** Start of Supplied information **
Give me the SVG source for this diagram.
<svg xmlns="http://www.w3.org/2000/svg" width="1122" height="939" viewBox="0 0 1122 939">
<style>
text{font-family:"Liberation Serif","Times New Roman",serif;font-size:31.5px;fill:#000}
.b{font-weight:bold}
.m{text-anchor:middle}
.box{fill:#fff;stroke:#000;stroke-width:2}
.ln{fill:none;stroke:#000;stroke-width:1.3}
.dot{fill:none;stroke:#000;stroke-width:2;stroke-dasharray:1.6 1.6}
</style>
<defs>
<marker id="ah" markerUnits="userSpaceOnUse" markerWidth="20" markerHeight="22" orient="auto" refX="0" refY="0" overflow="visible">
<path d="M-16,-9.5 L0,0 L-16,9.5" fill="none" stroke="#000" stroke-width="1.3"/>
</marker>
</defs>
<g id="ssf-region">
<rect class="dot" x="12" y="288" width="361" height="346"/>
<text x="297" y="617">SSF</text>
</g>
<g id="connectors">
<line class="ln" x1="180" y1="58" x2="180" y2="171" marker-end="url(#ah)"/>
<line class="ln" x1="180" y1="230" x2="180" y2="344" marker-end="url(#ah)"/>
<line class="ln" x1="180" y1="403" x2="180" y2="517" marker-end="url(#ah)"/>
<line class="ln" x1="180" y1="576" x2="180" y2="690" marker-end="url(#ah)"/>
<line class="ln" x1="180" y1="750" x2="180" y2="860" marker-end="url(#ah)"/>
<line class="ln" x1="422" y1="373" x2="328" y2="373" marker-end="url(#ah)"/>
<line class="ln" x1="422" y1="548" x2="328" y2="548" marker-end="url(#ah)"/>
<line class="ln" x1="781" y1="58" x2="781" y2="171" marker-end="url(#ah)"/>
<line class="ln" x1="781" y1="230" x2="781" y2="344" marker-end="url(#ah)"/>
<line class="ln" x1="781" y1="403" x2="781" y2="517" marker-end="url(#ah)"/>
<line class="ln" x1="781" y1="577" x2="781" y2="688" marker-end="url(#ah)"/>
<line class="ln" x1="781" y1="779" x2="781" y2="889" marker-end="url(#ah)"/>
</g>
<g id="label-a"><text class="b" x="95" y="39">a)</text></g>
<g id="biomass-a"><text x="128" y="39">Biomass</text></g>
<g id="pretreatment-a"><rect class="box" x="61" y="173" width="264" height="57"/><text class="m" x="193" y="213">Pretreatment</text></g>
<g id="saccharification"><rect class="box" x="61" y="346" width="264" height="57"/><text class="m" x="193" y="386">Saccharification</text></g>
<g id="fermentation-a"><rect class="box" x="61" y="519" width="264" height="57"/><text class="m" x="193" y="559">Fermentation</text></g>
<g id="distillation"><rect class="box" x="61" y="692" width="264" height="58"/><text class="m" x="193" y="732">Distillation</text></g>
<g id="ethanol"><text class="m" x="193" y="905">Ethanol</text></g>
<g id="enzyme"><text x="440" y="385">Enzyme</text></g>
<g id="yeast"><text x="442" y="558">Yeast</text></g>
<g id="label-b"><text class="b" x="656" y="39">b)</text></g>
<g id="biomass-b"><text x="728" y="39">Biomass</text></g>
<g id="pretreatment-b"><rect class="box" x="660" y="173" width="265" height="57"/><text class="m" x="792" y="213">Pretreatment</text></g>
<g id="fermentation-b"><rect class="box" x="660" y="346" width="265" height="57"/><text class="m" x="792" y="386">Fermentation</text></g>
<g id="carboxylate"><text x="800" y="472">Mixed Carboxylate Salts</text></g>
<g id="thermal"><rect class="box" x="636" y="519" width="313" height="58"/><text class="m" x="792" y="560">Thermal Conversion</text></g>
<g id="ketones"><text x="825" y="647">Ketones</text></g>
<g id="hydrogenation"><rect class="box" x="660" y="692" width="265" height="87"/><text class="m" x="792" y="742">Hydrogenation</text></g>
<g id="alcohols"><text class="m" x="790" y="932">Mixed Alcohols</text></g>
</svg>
** End of Supplied information **
Goal.
Copy the material above verbatim.

Answer to the exercise.
Give me the SVG source for this diagram.
<svg xmlns="http://www.w3.org/2000/svg" width="1122" height="939" viewBox="0 0 1122 939">
<style>
text{font-family:"Liberation Serif","Times New Roman",serif;font-size:31.5px;fill:#000}
.b{font-weight:bold}
.m{text-anchor:middle}
.box{fill:#fff;stroke:#000;stroke-width:2}
.ln{fill:none;stroke:#000;stroke-width:1.3}
.dot{fill:none;stroke:#000;stroke-width:2;stroke-dasharray:1.6 1.6}
</style>
<defs>
<marker id="ah" markerUnits="userSpaceOnUse" markerWidth="20" markerHeight="22" orient="auto" refX="0" refY="0" overflow="visible">
<path d="M-16,-9.5 L0,0 L-16,9.5" fill="none" stroke="#000" stroke-width="1.3"/>
</marker>
</defs>
<g id="ssf-region">
<rect class="dot" x="12" y="288" width="361" height="346"/>
<text x="297" y="617">SSF</text>
</g>
<g id="connectors">
<line class="ln" x1="180" y1="58" x2="180" y2="171" marker-end="url(#ah)"/>
<line class="ln" x1="180" y1="230" x2="180" y2="344" marker-end="url(#ah)"/>
<line class="ln" x1="180" y1="403" x2="180" y2="517" marker-end="url(#ah)"/>
<line class="ln" x1="180" y1="576" x2="180" y2="690" marker-end="url(#ah)"/>
<line class="ln" x1="180" y1="750" x2="180" y2="860" marker-end="url(#ah)"/>
<line class="ln" x1="422" y1="373" x2="328" y2="373" marker-end="url(#ah)"/>
<line class="ln" x1="422" y1="548" x2="328" y2="548" marker-end="url(#ah)"/>
<line class="ln" x1="781" y1="58" x2="781" y2="171" marker-end="url(#ah)"/>
<line class="ln" x1="781" y1="230" x2="781" y2="344" marker-end="url(#ah)"/>
<line class="ln" x1="781" y1="403" x2="781" y2="517" marker-end="url(#ah)"/>
<line class="ln" x1="781" y1="577" x2="781" y2="688" marker-end="url(#ah)"/>
<line class="ln" x1="781" y1="779" x2="781" y2="889" marker-end="url(#ah)"/>
</g>
<g id="label-a"><text class="b" x="95" y="39">a)</text></g>
<g id="biomass-a"><text x="128" y="39">Biomass</text></g>
<g id="pretreatment-a"><rect class="box" x="61" y="173" width="264" height="57"/><text class="m" x="193" y="213">Pretreatment</text></g>
<g id="saccharification"><rect class="box" x="61" y="346" width="264" height="57"/><text class="m" x="193" y="386">Saccharification</text></g>
<g id="fermentation-a"><rect class="box" x="61" y="519" width="264" height="57"/><text class="m" x="193" y="559">Fermentation</text></g>
<g id="distillation"><rect class="box" x="61" y="692" width="264" height="58"/><text class="m" x="193" y="732">Distillation</text></g>
<g id="ethanol"><text class="m" x="193" y="905">Ethanol</text></g>
<g id="enzyme"><text x="440" y="385">Enzyme</text></g>
<g id="yeast"><text x="442" y="558">Yeast</text></g>
<g id="label-b"><text class="b" x="656" y="39">b)</text></g>
<g id="biomass-b"><text x="728" y="39">Biomass</text></g>
<g id="pretreatment-b"><rect class="box" x="660" y="173" width="265" height="57"/><text class="m" x="792" y="213">Pretreatment</text></g>
<g id="fermentation-b"><rect class="box" x="660" y="346" width="265" height="57"/><text class="m" x="792" y="386">Fermentation</text></g>
<g id="carboxylate"><text x="800" y="472">Mixed Carboxylate Salts</text></g>
<g id="thermal"><rect class="box" x="636" y="519" width="313" height="58"/><text class="m" x="792" y="560">Thermal Conversion</text></g>
<g id="ketones"><text x="825" y="647">Ketones</text></g>
<g id="hydrogenation"><rect class="box" x="660" y="692" width="265" height="87"/><text class="m" x="792" y="742">Hydrogenation</text></g>
<g id="alcohols"><text class="m" x="790" y="932">Mixed Alcohols</text></g>
</svg>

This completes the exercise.